The Green River and Colorado River merge deep in the park.

I could sit here writing all day, but that is next week’s task. Now I am off for my last day in Utah parks with a plan to visit Cedar Breaks National Monument and revisit Zion National Park on a clear sky day.

I’ve been loving this desert life.

7 Comments

  • dlnevins May 15, 2013

    Not a mule deer in your photograph, but a pronghorn antelope – which is a much rarer critter! What a great sighting!

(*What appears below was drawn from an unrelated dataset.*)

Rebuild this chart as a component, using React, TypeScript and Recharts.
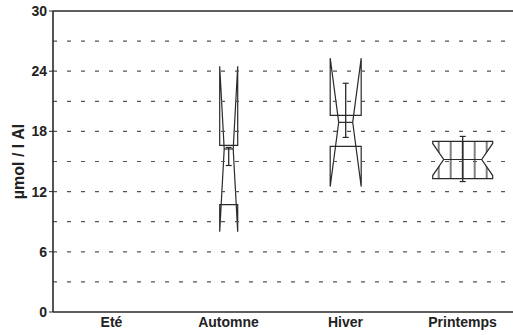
import {
    ComposedChart,
    Bar,
    XAxis,
    YAxis,
    ReferenceLine,
} from "recharts";

const seasons = ["Eté", "Automne", "Hiver", "Printemps"];
const notchLow = [null, 8.0, 12.5, 13.6];
const q1 = [null, 10.7, 16.5, 13.3];
const median = [null, 16.25, 18.9, 15.2];
const q3 = [null, 16.6, 19.6, 17.0];
const notchHigh = [null, 24.5, 25.3, 16.8];
const whiskerLow = [null, 14.6, 17.4, 13.0];
const whiskerHigh = [null, 16.4, 22.8, 17.5];

const yTicks = [0, 6, 12, 18, 24, 30];
const gridValues = [3, 6, 9, 12, 15, 18, 21, 24, 27];

// drawing style per box (pixels)
const boxWidths = [0, 18, 31, 60];
const notchInsets = [0, 4.5, 8.5, 11];
const hatchedSeasons = ["Printemps"];

const INK = "#2a2a2a";
const FONT = "'Liberation Sans', Arial, sans-serif";

const data = seasons.map((season, i) => {
    const vals = [notchLow[i], q1[i], median[i], q3[i], notchHigh[i], whiskerLow[i], whiskerHigh[i]];
    const hasBox = vals.every((v) => v != null);
    return {
        season,
        index: i,
        range: hasBox ? [Math.min(...(vals as number[])), Math.max(...(vals as number[]))] : null,
    };
});

function NotchedBox(props: any) {
    const { x, y, width, height, payload } = props;
    const i = payload.index;
    if (!payload.range) return null;
    const [lo, hi] = payload.range;
    const top = Math.min(y, y + height);
    const bottom = Math.max(y, y + height);
    const py = (v: number) => bottom - ((v - lo) / (hi - lo)) * (bottom - top);

    const cx = x + width / 2;
    const w = boxWidths[i];
    const L = cx - w / 2;
    const R = cx + w / 2;
    const ins = notchInsets[i];

    const pts = [
        [L, py(q1[i] as number)],
        [L, py(notchLow[i] as number)],
        [L + ins, py(median[i] as number)],
        [L, py(notchHigh[i] as number)],
        [L, py(q3[i] as number)],
        [R, py(q3[i] as number)],
        [R, py(notchHigh[i] as number)],
        [R - ins, py(median[i] as number)],
        [R, py(notchLow[i] as number)],
        [R, py(q1[i] as number)],
    ];
    const poly = pts.map((p) => p.join(",")).join(" ");
    const hatched = hatchedSeasons.includes(payload.season);
    const pid = `hatch-${i}`;
    const cap = 3;

    return (
        <g>
            {hatched && (
                <defs>
                    <pattern id={pid} patternUnits="userSpaceOnUse" width={12} height={10} x={cx - 1} y={0}>
                        <line x1={1} y1={0} x2={1} y2={10} stroke={INK} strokeWidth={1.2} />
                    </pattern>
                </defs>
            )}
            <polygon
                points={poly}
                fill={hatched ? `url(#${pid})` : "none"}
                stroke={INK}
                strokeWidth={1.2}
                strokeLinejoin="miter"
            />
            <line
                x1={L + ins}
                x2={R - ins}
                y1={py(median[i] as number)}
                y2={py(median[i] as number)}
                stroke={INK}
                strokeWidth={1.2}
            />
            <line
                x1={cx}
                x2={cx}
                y1={py(whiskerLow[i] as number)}
                y2={py(whiskerHigh[i] as number)}
                stroke={INK}
                strokeWidth={1.3}
            />
            <line
                x1={cx - cap}
                x2={cx + cap}
                y1={py(whiskerHigh[i] as number)}
                y2={py(whiskerHigh[i] as number)}
                stroke={INK}
                strokeWidth={1.2}
            />
            <line
                x1={cx - cap}
                x2={cx + cap}
                y1={py(whiskerLow[i] as number)}
                y2={py(whiskerLow[i] as number)}
                stroke={INK}
                strokeWidth={1.2}
            />
        </g>
    );
}

export default function App() {
    return (
        <div
            style={{
                position: "fixed",
                left: 0,
                top: 0,
                width: 513,
                height: 335,
                overflow: "hidden",
                background: "#ffffff",
            }}
        >
            <ComposedChart
                width={521}
                height={335}
                data={data}
                margin={{ top: 11, right: 0, left: 0, bottom: 0 }}
            >
                {gridValues.map((v) => (
                    <ReferenceLine
                        key={v}
                        y={v}
                        stroke="#555"
                        strokeWidth={1.2}
                        strokeDasharray="4 10"
                    />
                ))}
                <ReferenceLine y={30} stroke={INK} strokeWidth={1.6} />
                <XAxis
                    dataKey="season"
                    height={23}
                    tickLine={false}
                    axisLine={{ stroke: INK, strokeWidth: 1.6 }}
                    interval={0}
                    tick={{ fill: "#222", fontSize: 14, fontWeight: 700, fontFamily: FONT, dy: -3 }}
                    tickMargin={2}
                />
                <YAxis
                    type="number"
                    domain={[0, 30]}
                    ticks={yTicks}
                    interval={0}
                    width={53}
                    tickSize={4}
                    tickMargin={2}
                    tickLine={{ stroke: INK }}
                    axisLine={{ stroke: INK, strokeWidth: 1.6 }}
                    tick={{ fill: "#222", fontSize: 14, fontWeight: 700, fontFamily: FONT }}
                    label={{
                        content: (p: any) => {
                            const vb = p.viewBox;
                            const cy = vb.y + vb.height / 2;
                            return (
                                <text
                                    x={18}
                                    y={cy}
                                    transform={`rotate(-90, 18, ${cy})`}
                                    textAnchor="middle"
                                    dominantBaseline="central"
                                    fill="#222"
                                    fontSize={16}
                                    fontWeight={700}
                                    fontFamily={FONT}
                                >
                                    µmol / l Al
                                </text>
                            );
                        },
                    }}
                />
                <Bar
                    dataKey="range"
                    shape={<NotchedBox />}
                    isAnimationActive={false}
                />
            </ComposedChart>
        </div>
    );
}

    Your photos have me wishing I was in the desert southwest right now. Beautiful! I’ve had a chance to explore Arches, Canyonlands Island in the Sky District, and the Grand Canyon in the recent past, but haven’t yet made it out to see Bryce, Zion, the Canyonlands Needles District, or the many other wonderful parks, monuments, and BLM areas in that part of the world. So many beautiful places in this world to explore, so little time…

  • Michelle S May 15, 2013

    Love that part of the country (been there several times)and I really enjoyed your photos! Thanks for sharing 🙂

  • P T May 15, 2013

    Can hardly wait to return. Thanks again for your great postings!

  • DJP May 15, 2013

    I was going to say the same thing but DL beat me to it—that isnt a deer you photographed…it is Proghorn. They are around the rocky Mountain states of Montana, wyoming, Colorado, and Utah with a few scattered ones in other western states.

    I am guessing today/tomorrow you are driving US 50 back to California. there are two ways you could drive….

    1. The interstate I-70/I-15/CA 58/I-5

    2. I70/US 50/US 6—this way you go by Great Basin National Park worthy of a stop at this rather remote and one of the least visited national parks in the lower 48. Then you can drive through the sierras through tioga Pass and Toulume Meadows part of Yosemite which looks to be open now( If it wasnt open there were other routes like US 50 and I 80)

  • Mark Jackson May 15, 2013

    As someone who’s visited over 100 NPS sites, I’m loving this post! I’m a big fan of Bryce Canyon, as well as the Kolob Canyon Unit of Zion. Stunning places, I like the way you took back to California!

  • DRE May 15, 2013

    I told my wife that we have to move there, we went to arches and zion several years ago. We live in FL but I the desert is calling me!!!

  • Ric Garrido May 15, 2013

    Thanks for the animal identification correction from mule deer to pronghorn.

    In college I took a plant identification class. I studied my ass off for the in-the-field final. I got a D. My roommate who never studied aced the final.

    I have photos of pronghorn in Bryce Canyon National Park and a great one of a bicycle rider passing next to the pronghorn. I was about 15 feet away when I first saw two pronghorn by the road. My passenger window squeaks and was scaring the pronghorn when I tried to roll it down. I went about 100 feet away to park my car and take photos. That pronghorn photo will be in my Bryce Canyon National Park post next week.

    I videotaped a mule deer today in Zion National Park foraging by the Virgin River. I realized I had misidentified my picture when I saw what a mule deer looks like up close.